Clevelanders love their good, hearty fare. We love polish sausages, smokies, perogies, corned beef from Slyman’s, smothered ribs and summer’s sweet corn. People from outside our fair city, however, might not know that we actually love seafood as well. Clambakes are very popular here in the fall and being that we’re located right on (great) Lake Erie, fish, like this guy here:
the yellow perch, grace the plates of Northern Ohioans all summer long. Lake Erie perch is a mild, flakey white fish that fries up remarkably well. Pair it with some homemade tartar sauce and a cold Great Lakes brew and you’ve got good Cleveland eatin’.
Fried perch is quite simple to prepare but then again, I also had my brother for a sous chef – an experienced perch fryer, thank goodness.
For a fish fry for six you’ll need:
2 ½ – 3 lbs. Lake Perch
4 cups all purpose flour
4 eggs, beaten
4 cups breadcrumbs
salt & pepper
Oil for frying – I used canola (and plenty of it, I think we went through at least 2 bottles)
Start by patting dry the fish filets and setting up a dredging station. First the seasoned flour, next, the beaten eggs, and finally the breadcrumbs.
Heat the oil in a heavy pot, a dutch oven works well here. You’ll want the oil to reach a temperature of 350° or higher before beginning to fry.
*Tip: if you’re using a candy thermometer, be sure to watch it carefully. Before I knew it my oil had reached a temperature well beyond 400° and as I reached over to grab the thermometer off the edge of the pot I heard a POP! and watched as the red mercury oozed out of the broken thermometer and into my oil – therefore sending my brother to the store yet again to purchase more oil. It’s best just to monitor the hot oil and when you see it swirling about test a tiny strip of the fish and see how it cooks up. If it’s bubbling like crazy and cooks up quickly, you’re in business.
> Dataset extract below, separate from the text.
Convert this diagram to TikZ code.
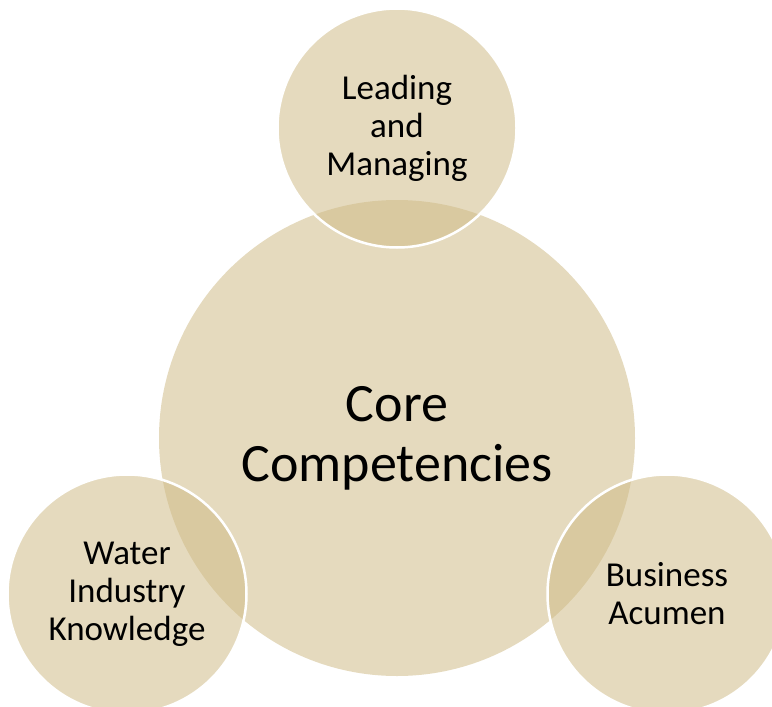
\documentclass[tikz,border=0pt]{standalone}
\usepackage{fontspec}
\setmainfont{Carlito}
\usepackage{xcolor}
\usetikzlibrary{positioning}
\definecolor{tanfill}{RGB}{207,187,135}

\begin{document}
\begin{tikzpicture}[x=1pt, y=-1pt,
    core/.style={circle, fill=tanfill, fill opacity=0.54, text opacity=1, inner sep=0pt, minimum size=476pt, align=center, font=\fontsize{54}{60}\selectfont},
    petal/.style={circle, fill=tanfill, fill opacity=0.54, text opacity=1, draw=white, draw opacity=1, line width=2.5pt, inner sep=0pt, minimum size=239pt, align=center, font=\fontsize{35}{38}\selectfont}]
    \useasboundingbox (0,0) rectangle (772,707);

    % centre circle first, the others lie over it
    \node[core] (core) at (397,438) {Core\\Competencies};

    \node[petal] (lead) at (397,128) {Leading\\and\\Managing};
    \node[petal] (water) at (127,594) {Water\\Industry\\Knowledge};
    \node[petal] (business) at (667,594) {Business\\Acumen};
\end{tikzpicture}
\end{document}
Here’s the fish frying process. Step 1. Dip filet in the flour until it’s nicely coated on both sides. Shake off the excess. Step 2. Dip filet in eggs, coating both sides. Shake off excess. Step 3. Dip the filet in the breadcrumbs, coating both sides. Shake off excess crumbs and gently lower about 3 strips of perch into the hot oil (or as many that will loosely fit in your pot). They will cook up in 3-5 minutes depending on the size of the filet. Once the filets come out of the oil place them on paper towels to drain and cool.
I served these filets with classic coleslaw and oven fries. Nothin’ fancy but quite delicious.
I’d like to share with you all that this is my last entry from the Cleveland area. I’m spending the rest of the day packing, (my absolute least favorite thing to do) for tomorrow I head to New York. It’s been lovely to be able to share these past few months worth of meals with my family here in the Cleve. Now they’ll just have to do what most of our readers do – drool from afar.
But closer to some of us…
You made me remember that I have to take out the walleye filets from my 29 1/2 inch Lake Erie catch in October. Thank you and I will fix them exactly like I would perch.